Je conviens que la présente espèce se distingue des faits de la décision LABATT EXTRA. Elle concernait une marque de commerce proposée et non une marque dont l'emploi depuis un certain temps était revendiqué, comme c'est le cas en l'espèce. De plus, dans cette affaire, la demanderesse Labatt avait renoncé à l'emploi du mot LABATT et convenu de l'utiliser uniquement comme patronyme avec le mot EXTRA, qui est un mot descriptif; le juge Cattanach a jugé que cette marque n'était pas enregistrable. Dans le cas qui nous occupe, il n'y a pas eu de renonciation à l'emploi du mot OLAND; le mot « OLAND's » sous sa forme possessive constituait plutôt une marque de commerce enregistrée. Même si la Commission a reconnu ces circonstances, elle a fondé sa décision sur l'absence d'éléments de preuve admissibles quant à l'emploi ou à la renommée de la marque visée par la demande d'enregistrement à l'époque pertinente, soit septembre 1991. Il n'y avait donc aucun élément de preuve pouvant permettre de conclure à l'existence d'un caractère distinctif. Selon la Commission, le simple enregistrement d'une marque de commerce n'indique pas la mesure dans laquelle l'oeuvre enregistrée a pu effectivement devenir distinctive. Il n'est nullement soutenu que la Commission aurait dû conclure que la marque OLAND EXPORT a été adaptée de manière à permettre de distinguer les marchandises de la demanderesse de celles de tierces parties. Dans les circonstances, d'après le dossier dont elle était saisie, la Commission a rendu une décision raisonnable, en l'absence de preuve d'emploi ou de renommée de la marque de commerce OLAND EXPORT. Je ne suis pas convaincu que le résultat de la décision de la Commission était déraisonnable.

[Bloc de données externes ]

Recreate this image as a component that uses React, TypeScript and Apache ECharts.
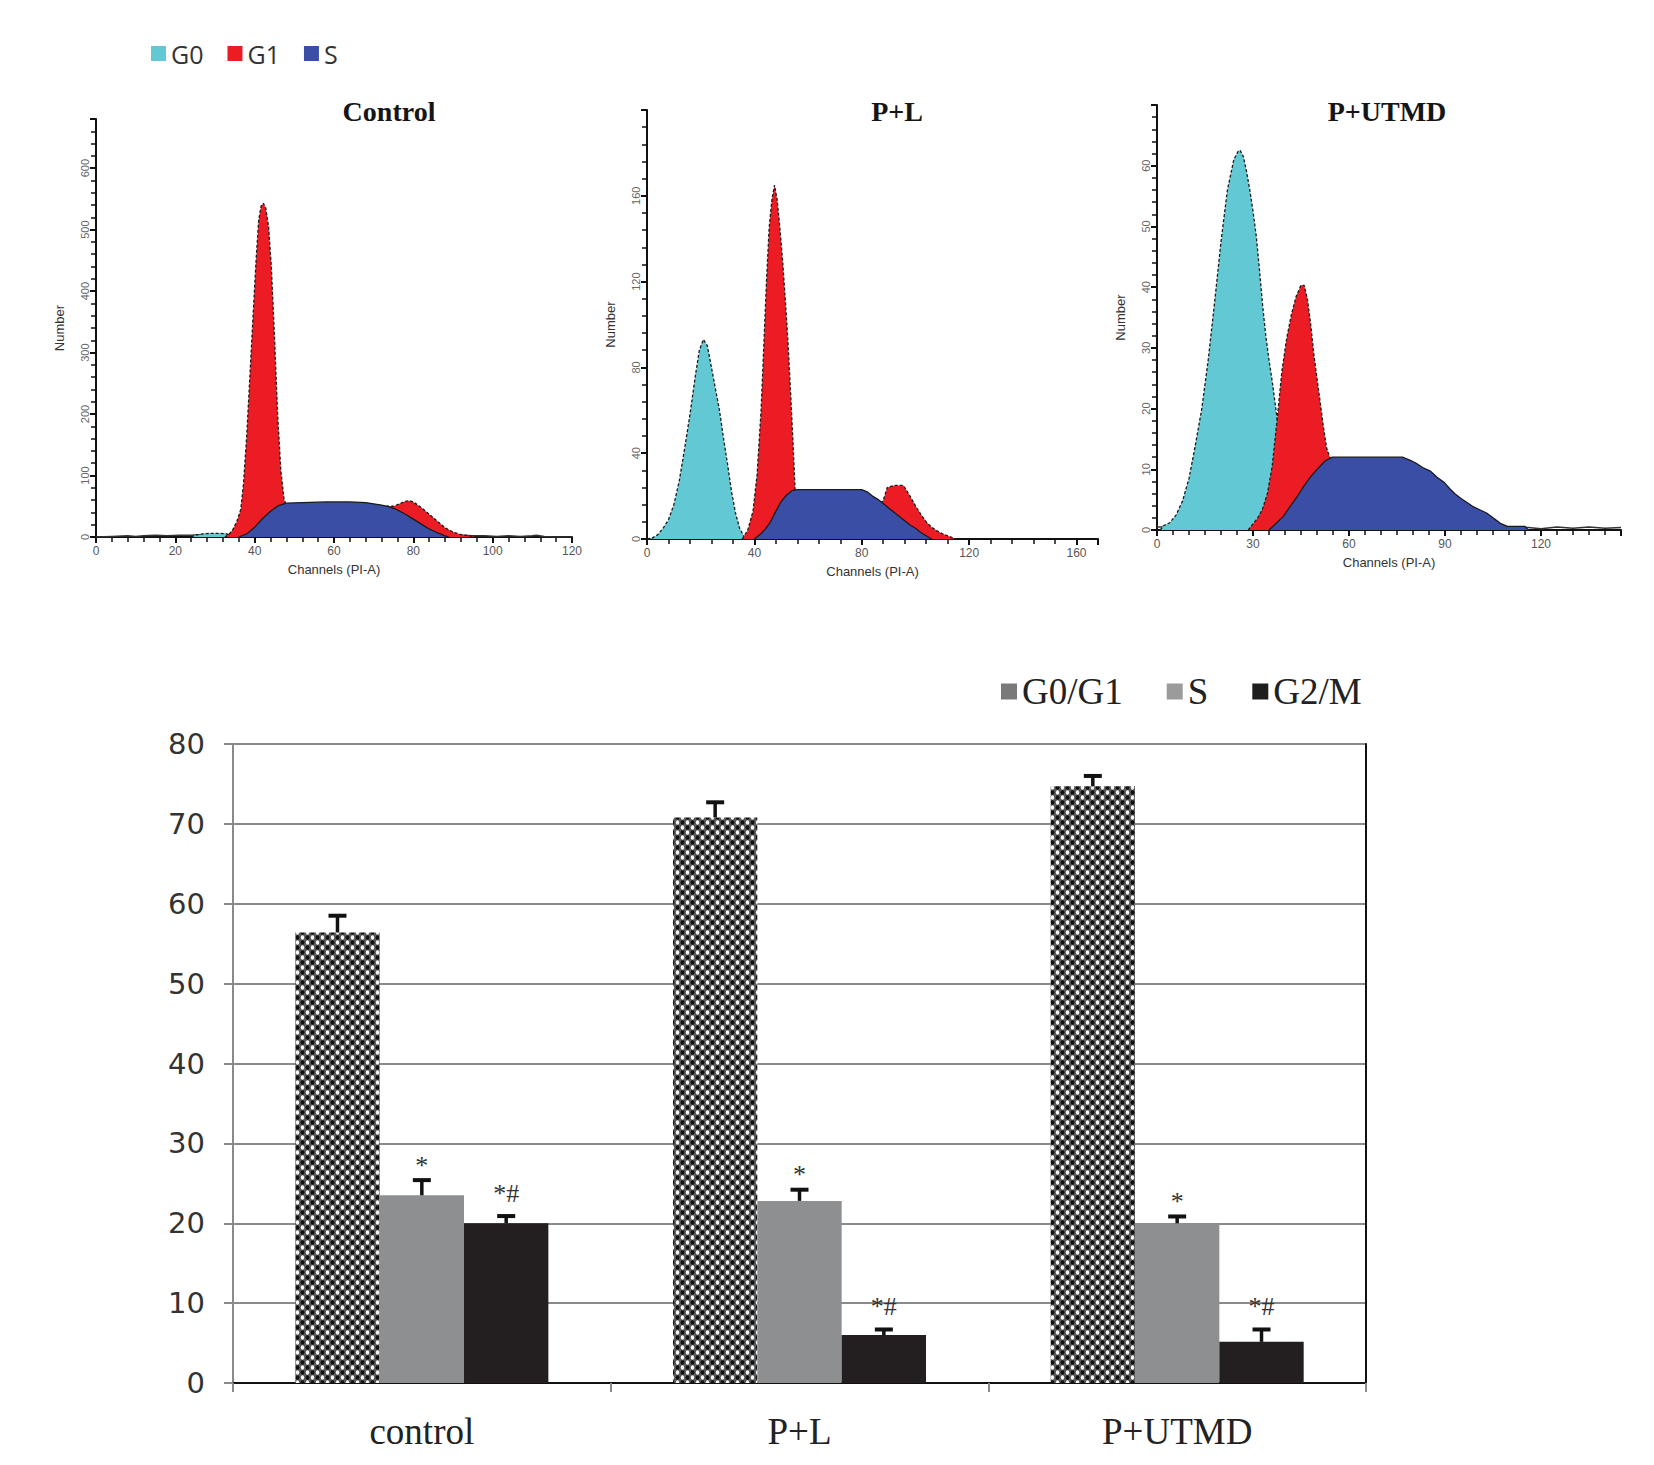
import React, { useEffect, useRef } from 'react';
import * as echarts from 'echarts';

// ---------- Flow cytometry histograms: [channel, count] ----------
const HIST_PHASES = ['G0', 'G1', 'S'];
const HIST_TITLES = ['Control', 'P+L', 'P+UTMD'];

const CTRL_BASE = [[0, 0], [4, 1], [8, 2], [10, 1], [12, 2], [15, 3], [18, 2], [21, 3], [24, 3], [27, 4], [30, 4], [33, 4], [60, 3], [92, 3], [95, 2], [98, 2], [101, 1], [104, 2], [107, 1], [110, 2], [111, 3], [113, 1], [116, 0], [120, 0]];
const CTRL_G0 = [[24, 0], [25, 3], [27, 5], [29, 6], [31, 6], [33, 5], [34, 0]];
const CTRL_G1 = [[32.5, 0], [33.5, 4], [34.5, 12], [35.5, 25], [36.5, 45], [37.2, 88], [38, 165], [38.8, 262], [39.6, 360], [40.4, 455], [41, 515], [41.6, 538], [42.2, 543], [42.8, 535], [43.5, 505], [44.2, 440], [45, 325], [45.8, 198], [46.6, 108], [47.4, 62], [48, 50], [73, 50], [75, 50], [76.5, 54], [78, 58], [79, 59], [80, 57], [82, 48], [84, 37], [86, 26], [88, 15], [90, 8], [92, 4], [94, 2], [96, 0]];
const CTRL_S = [[36, 0], [38, 5], [40, 16], [42, 30], [44, 42], [46, 51], [48, 55], [52, 56], [58, 57], [64, 57], [68, 56], [72, 52], [74, 49], [76, 44], [78, 37], [80, 29], [82, 21], [84, 13], [86, 7], [88, 2], [89, 0]];

const PL_G0 = [[0, 0], [2, 0.5], [4, 2], [6, 5], [8, 9], [10, 16], [12, 27], [14, 42], [16, 58], [18, 76], [19.5, 88], [21, 93], [22.5, 90], [24, 80], [25.5, 70], [27, 60], [28.5, 47], [30, 35], [31.5, 22], [33, 12], [34.5, 5], [36, 1.5], [37, 0]];
const PL_G1 = [[35.5, 0], [37.5, 4], [39.5, 13], [41, 30], [42.5, 60], [43.5, 90], [44.5, 120], [45.5, 145], [46.5, 158], [47.5, 165], [48.5, 158], [49.5, 145], [50.5, 130], [51.5, 112], [52.5, 92], [53.5, 68], [54.5, 42], [55.2, 22], [56, 15], [86, 15], [88, 18], [89.5, 24], [92, 25], [95.5, 25], [97, 22], [98.2, 19.5], [100, 15.5], [102, 11.5], [104, 8], [106, 5.5], [108, 3.8], [110, 2.5], [112, 1.5], [114, 0.5], [115, 0]];
const PL_S = [[40, 0], [42, 2], [44, 4.5], [46, 8], [48, 13], [50, 17.5], [52, 20.5], [54, 22.5], [56, 23], [70, 23], [80, 23], [82, 22], [84, 20], [86, 18.5], [88, 16.5], [90, 14.5], [92, 12.5], [94, 10.5], [96, 8.5], [98, 6.5], [100, 5], [102, 3], [104, 1.5], [106, 0]];

const PU_BASE = [[0, 0.5], [1, 0.5], [60, 0.5], [116, 0.4], [120, 0.2], [125, 0.5], [130, 0.3], [135, 0.5], [140, 0.3], [145, 0.4]];
const PU_G0 = [[1, 0], [2, 0.7], [4, 1.2], [6, 2.5], [8, 4.8], [10, 8.5], [12, 14], [14, 20], [16, 28], [18, 37.5], [20, 47.5], [22, 56], [24, 61], [25.5, 62.5], [26, 62.5], [27, 61.5], [28, 59], [29, 56], [30, 52.5], [31, 48.5], [32, 43], [33, 37], [34, 32], [35, 28], [36, 24.5], [37, 20.5], [38, 16.5], [39, 12.5], [40, 9], [42, 5], [45, 3], [50, 2], [55, 1.4], [60, 0]];
const PU_G1 = [[28.5, 0], [30, 1], [31.5, 2], [33, 3.5], [34.5, 6], [36, 10.5], [37.5, 18], [39, 26], [40.5, 31.5], [42, 35.5], [43.5, 38.5], [45, 40.3], [46, 40.3], [47, 38], [48, 34], [49, 29], [50, 25], [51, 21], [52, 17], [53, 13.5], [54, 12], [56, 9], [58, 0]];
const PU_S = [[35, 0], [37, 1], [39.4, 2.2], [41.5, 3.8], [43.8, 5.5], [46, 7.3], [48.2, 8.9], [50.4, 10.2], [52.6, 11.4], [54.8, 12], [60, 12], [65, 12], [70, 12], [76.7, 12], [79, 11.5], [81, 11], [83, 10.3], [85.4, 9.7], [87.5, 8.7], [89.8, 7.8], [91.5, 6.8], [93, 6], [95, 5.2], [97, 4.5], [98.6, 3.9], [101, 3.3], [103, 2.8], [105, 2], [107.3, 1.1], [109.5, 0.6], [115, 0.6], [116, 0]];

// ---------- Bar chart: percentages per phase ----------
const CATEGORIES = ['control', 'P+L', 'P+UTMD'];
const BAR_NAMES = ['G0/G1', 'S', 'G2/M'];
const G0G1_MEAN = [56.4, 70.8, 74.7];
const S_MEAN = [23.5, 22.8, 20.0];
const G2M_MEAN = [20.0, 6.0, 5.15];
const G0G1_ERR = [2.1, 1.9, 1.3];
const S_ERR = [1.9, 1.4, 0.85];
const G2M_ERR = [0.9, 0.7, 1.55];
const G0G1_NOTE = ['', '', ''];
const S_NOTE = ['*', '*', '*'];
const G2M_NOTE = ['*#', '*#', '*#'];

const CYAN = '#62c8d4';
const RED = '#ec1c24';
const BLUE = '#3b4ea6';
const SANS = '"Liberation Sans", Arial, sans-serif';
const SERIF = '"Liberation Serif", "Times New Roman", serif';

function makePattern() {
  const c = document.createElement('canvas');
  c.width = 10;
  c.height = 10;
  const g = c.getContext('2d')!;
  g.fillStyle = '#5a5a5a';
  g.fillRect(0, 0, 10, 10);
  const dot = (x: number, y: number, rx: number, ry: number, col: string) => {
    g.fillStyle = col;
    g.beginPath();
    g.ellipse(x, y, rx, ry, 0, 0, Math.PI * 2);
    g.fill();
  };
  dot(2.5, 2.5, 1.9, 2.3, '#111111');
  dot(7.5, 7.5, 1.9, 2.3, '#111111');
  dot(7.5, 2.5, 1.7, 2.2, '#f6f6f6');
  dot(2.5, 7.5, 1.7, 2.2, '#f6f6f6');
  return { image: c, repeat: 'repeat', imageWidth: 10, imageHeight: 10 };
}

function histX(gridIndex: number, max: number, interval: number, minorSplit: number, showMax: boolean) {
  return {
    type: 'value', gridIndex, min: 0, max, interval,
    axisLine: { show: true, onZero: false, lineStyle: { color: '#111', width: 2 } },
    axisTick: { show: true, length: 6, lineStyle: { color: '#111', width: 2 } },
    minorTick: { show: true, splitNumber: minorSplit, length: 5, lineStyle: { color: '#111', width: 1.5 } },
    splitLine: { show: false },
    axisLabel: { fontFamily: SANS, fontSize: 12, color: '#555', margin: 8, showMaxLabel: showMax },
    name: 'Channels (PI-A)', nameLocation: 'middle', nameGap: 26,
    nameTextStyle: { fontFamily: SANS, fontSize: 13, color: '#333' },
  };
}

function histY(gridIndex: number, max: number, interval: number, minorSplit: number) {
  return {
    type: 'value', gridIndex, min: 0, max, interval,
    axisLine: { show: true, onZero: false, lineStyle: { color: '#111', width: 2 } },
    axisTick: { show: true, length: 6, lineStyle: { color: '#111', width: 2 } },
    minorTick: { show: true, splitNumber: minorSplit, length: 5, lineStyle: { color: '#111', width: 1.5 } },
    splitLine: { show: false },
    axisLabel: { fontFamily: SANS, fontSize: 11, color: '#666', margin: 6, rotate: 90, showMaxLabel: false },
    name: 'Number', nameLocation: 'middle', nameRotate: 90, nameGap: 30,
    nameTextStyle: { fontFamily: SANS, fontSize: 13, color: '#333' },
  };
}

function area(name: string, data: number[][], color: string, idx: number, z: number, dashed: boolean) {
  return {
    type: 'line', name, xAxisIndex: idx, yAxisIndex: idx, data, z,
    symbol: 'none', showSymbol: false, silent: true,
    itemStyle: { color },
    lineStyle: { color: '#1a1a1a', width: 1.3, type: dashed ? [3, 2] : 'solid' },
    areaStyle: { color, opacity: 1 },
  };
}

function baseLine(data: number[][], idx: number) {
  return {
    type: 'line', name: 'base', xAxisIndex: idx, yAxisIndex: idx, data, z: 1,
    symbol: 'none', showSymbol: false, silent: true,
    lineStyle: { color: '#333', width: 1.5 },
  };
}

function buildOption() {
  const pattern = makePattern();
  const means = [G0G1_MEAN, S_MEAN, G2M_MEAN];
  const errs = [G0G1_ERR, S_ERR, G2M_ERR];
  const notes = [G0G1_NOTE, S_NOTE, G2M_NOTE];
  const errData: number[][] = [];
  means.forEach((arr, k) => arr.forEach((m, ci) => errData.push([ci, m, errs[k][ci], k])));

  const grayAxis = '#8a8a8a';

  return {
    animation: false,
    backgroundColor: '#ffffff',
    grid: [
      { left: 96, top: 119, width: 476, height: 418 },
      { left: 647, top: 110, width: 451, height: 429 },
      { left: 1157, top: 105, width: 464, height: 425 },
      { left: 233, top: 744, width: 1133, height: 639 },
    ],
    legend: [
      {
        data: HIST_PHASES, left: 146, top: 36, icon: 'rect', itemWidth: 15, itemHeight: 15, itemGap: 24,
        selectedMode: false, textStyle: { fontFamily: '"Open Sans", sans-serif', fontSize: 25, color: '#333' },
      },
      {
        data: [
          { name: BAR_NAMES[0], itemStyle: { color: '#7a7a7a' } },
          { name: BAR_NAMES[1], itemStyle: { color: '#9b9b9b' } },
          { name: BAR_NAMES[2], itemStyle: { color: '#1e1e1e' } },
        ],
        left: 996, top: 668, icon: 'rect', itemWidth: 16, itemHeight: 16, itemGap: 44,
        selectedMode: false, textStyle: { fontFamily: SERIF, fontSize: 37, color: '#222' },
      },
    ],
    xAxis: [
      histX(0, 120, 20, 5, true),
      histX(1, 168, 40, 5, false),
      histX(2, 145, 30, 6, false),
      {
        type: 'category', gridIndex: 3, data: CATEGORIES,
        axisLine: { show: true, lineStyle: { color: grayAxis, width: 2 } },
        axisTick: { show: true, length: 9, lineStyle: { color: grayAxis, width: 2 } },
        axisLabel: { fontFamily: SERIF, fontSize: 37, color: '#222', margin: 30 },
      },
      {
        type: 'category', gridIndex: 3, data: CATEGORIES, position: 'top',
        axisLine: { show: true, lineStyle: { color: '#111', width: 2 } },
        axisTick: { show: false }, axisLabel: { show: false },
      },
    ],
    yAxis: [
      histY(0, 680, 100, 5),
      histY(1, 200, 40, 5),
      histY(2, 70, 10, 5),
      {
        type: 'value', gridIndex: 3, min: 0, max: 80, interval: 10,
        axisLine: { show: true, lineStyle: { color: grayAxis, width: 2 } },
        axisTick: { show: true, length: 9, lineStyle: { color: grayAxis, width: 2 } },
        axisLabel: { fontFamily: '"DejaVu Sans", Verdana, sans-serif', fontSize: 29, color: '#333', margin: 28 },
        splitLine: { show: true, lineStyle: { color: grayAxis, width: 2 } },
      },
      {
        type: 'value', gridIndex: 3, min: 0, max: 80, interval: 10, position: 'right',
        axisLine: { show: true, lineStyle: { color: '#111', width: 2 } },
        axisTick: { show: false }, axisLabel: { show: false }, splitLine: { show: false },
      },
    ],
    graphic: HIST_TITLES.map((t, i) => ({
      type: 'text', x: [389, 897, 1387][i], y: 111,
      style: { text: t, font: `bold 28px ${SERIF}`, fill: '#151515', textAlign: 'center', textVerticalAlign: 'middle' },
    })),
    series: [
      // legend providers for the histogram phases
      { type: 'bar', name: HIST_PHASES[0], xAxisIndex: 0, yAxisIndex: 0, data: [], itemStyle: { color: CYAN } },
      { type: 'bar', name: HIST_PHASES[1], xAxisIndex: 0, yAxisIndex: 0, data: [], itemStyle: { color: RED } },
      { type: 'bar', name: HIST_PHASES[2], xAxisIndex: 0, yAxisIndex: 0, data: [], itemStyle: { color: BLUE } },

      baseLine(CTRL_BASE, 0),
      area('G0', CTRL_G0, CYAN, 0, 2, true),
      area('G1', CTRL_G1, RED, 0, 3, true),
      area('S', CTRL_S, BLUE, 0, 4, false),

      area('G0', PL_G0, CYAN, 1, 2, true),
      area('G1', PL_G1, RED, 1, 3, true),
      area('S', PL_S, BLUE, 1, 4, false),

      baseLine(PU_BASE, 2),
      area('G0', PU_G0, CYAN, 2, 2, true),
      area('G1', PU_G1, RED, 2, 3, true),
      area('S', PU_S, BLUE, 2, 4, false),

      {
        type: 'bar', name: BAR_NAMES[0], xAxisIndex: 3, yAxisIndex: 3, data: G0G1_MEAN,
        barGap: '0%', barCategoryGap: '33%', itemStyle: { color: pattern }, z: 3,
      },
      {
        type: 'bar', name: BAR_NAMES[1], xAxisIndex: 3, yAxisIndex: 3, data: S_MEAN,
        barGap: '0%', barCategoryGap: '33%', itemStyle: { color: '#8e8f91' }, z: 3,
      },
      {
        type: 'bar', name: BAR_NAMES[2], xAxisIndex: 3, yAxisIndex: 3, data: G2M_MEAN,
        barGap: '0%', barCategoryGap: '33%', itemStyle: { color: '#231f20' }, z: 3,
      },
      {
        type: 'custom', name: 'error', xAxisIndex: 3, yAxisIndex: 3, data: errData, z: 10, silent: true,
        encode: { x: 0, y: 1 },
        renderItem: (params: any, api: any) => {
          const ci = api.value(0);
          const mean = api.value(1);
          const err = api.value(2);
          const k = api.value(3);
          const center = api.coord([ci, 0])[0];
          const band = api.size([1, 0])[0];
          const bw = (band * (1 - 0.33)) / 3;
          const x = center + (k - 1) * bw;
          const yTop = api.coord([ci, mean])[1];
          const yErr = api.coord([ci, mean + err])[1];
          const children: any[] = [
            { type: 'line', shape: { x1: x, y1: yTop, x2: x, y2: yErr }, style: { stroke: '#111', lineWidth: 3.5 } },
            { type: 'line', shape: { x1: x - 9, y1: yErr, x2: x + 9, y2: yErr }, style: { stroke: '#111', lineWidth: 4 } },
          ];
          const note = notes[k][ci];
          if (note) {
            const lift = note.length > 1 ? 8 : 0;
            children.push({
              type: 'text', x, y: yErr - 2 - lift,
              style: { text: note, font: `26px ${SERIF}`, fill: '#333', textAlign: 'center', textVerticalAlign: 'bottom' },
            });
          }
          return { type: 'group', children };
        },
      },
    ],
  };
}

export default function App() {
  const ref = useRef<HTMLDivElement>(null);
  useEffect(() => {
    document.body.style.margin = '0';
    const chart = echarts.init(ref.current!, null, { renderer: 'svg' });
    chart.setOption(buildOption() as any);
    return () => chart.dispose();
  }, []);
  return <div ref={ref} style={{ width: 1654, height: 1465, background: '#fff' }} />;
}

Élé ments de preuve supplémentaires dépos és en appel

Les deux parties ont déposé des éléments de preuve supplémentaires au moyen d'affidavits dans le présent appel. La seule preuve pertinente en l'espèce est celle qui concerne l'emploi ou la renommée de la marque de commerce à la date de l'opposition, soit le 30 septembre 1991. Cette preuve est essentielle, mais ne permet peut-être pas en soi de conclure que la marque de commerce est distinctive, ce qui est la principale caractéristique d'une marque de commerce. L'emploi ou la renommée doit être tel que la marque indique au consommateur les marchandises en liaison avec lesquelles elle est associée au producteur, c'est-à -dire qu'elle permet de distinguer ces marchandises de celles d'autres propriétaires (la Loi, art. 2).


La demanderesse soutient que la défenderesse Molson ne s'est pas déchargée du fardeau qu'elle avait, en qualité d'opposante, de démontrer par des éléments de preuve que la question du caractère distinctif devrait être examinée. Dans la mesure où ce fardeau de preuve existe, il ne naît qu'une fois que la demanderesse Oland a prouvé que la marque dont elle demande l'enregistrement est distinctive ou est adaptée de façon à distinguer ses marchandises de celles d'autres propriétaires. Dans la présente affaire, il n'est nullement soutenu que les mots de la marque sont adaptés de façon à distinguer les marchandises d'Oland. En ce qui concerne le caractère distinctif, le juge Evans a souligné ce qui suit dans Novopharm Ltd. c. Bayer Inc. et al., [1999] A.C.F. n ° 1661, [2000] 2 C.F. 553 (C.F. 1re inst.) :

...Tant au cours de la procédure d'opposition devant le registraire qu'en appel devant la Cour, le fardeau d'établir le caractère distinctif de la marque incombe à la requérante.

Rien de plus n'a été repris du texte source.